Recourse vs. Non-Recourse Factoring
Recourse Factoring
If your customer doesn't pay, you must buy back the invoice. You carry the credit risk. Lower rates because the factor has protection.
Non-Recourse Factoring
The factor absorbs the loss if your customer doesn't pay (due to insolvency). Higher rates but true risk transfer. Note: most only cover commercial credit risk, not disputes.
When Factoring Makes Sense
- You have strong receivables but can't qualify for a line of credit (startup, poor credit history)
- You need cash faster than your customers pay (Net 60–90 is common in government contracting, staffing, trucking)
- Your customers have better credit than you do — factors care most about your customer's creditworthiness
- You have rapid growth and need working capital to fulfill new orders now
- It's a short-term bridge while you build the credit profile to qualify for cheaper financing
The Hidden Cost Problem
Factoring companies rarely advertise APR because it would be alarming. A "low" factor rate of 2% per month sounds reasonable until you realize it's 24% annualized — and that's on the face value of the invoice, not just the advance. When calculated on the advance actually received (the true cost of the capital you're using), effective APR is routinely 30–80%+.
The faster your customers pay, the lower your total fees — but the higher your effective APR (the same fee spread over fewer days). This is why the days-to-pay figure matters so much when comparing factor rates.
How to Negotiate Factor Rates
- Volume: Factors give better rates for higher monthly volume (above $500k/month is a different conversation)

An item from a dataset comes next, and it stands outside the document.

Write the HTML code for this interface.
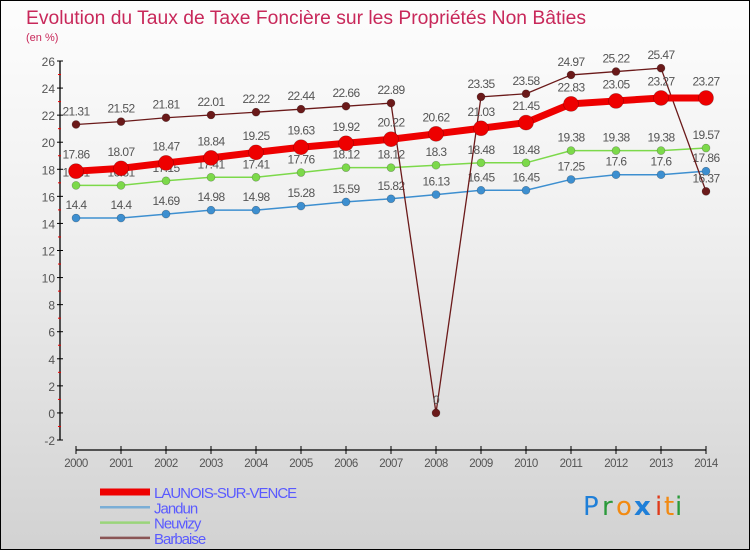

- Customer quality: Fortune 500 customers or government contracts command lower rates — default risk is minimal
- Concentration: If you have many customers (not one giant one), that reduces the factor's risk
- History: 12+ months of factoring with low chargebacks improves your negotiating position
- Competition: Get quotes from 3+ factors — rates vary significantly for the same deal
Alternatives to Consider First
Before factoring, explore: business line of credit (if you can qualify — 10-15x cheaper), SBA line of credit, net terms financing (some vendors offer extended terms), or simply tightening your collection process to reduce days outstanding. If you do factor, treat it as a short-term tool while you build creditworthiness for cheaper options.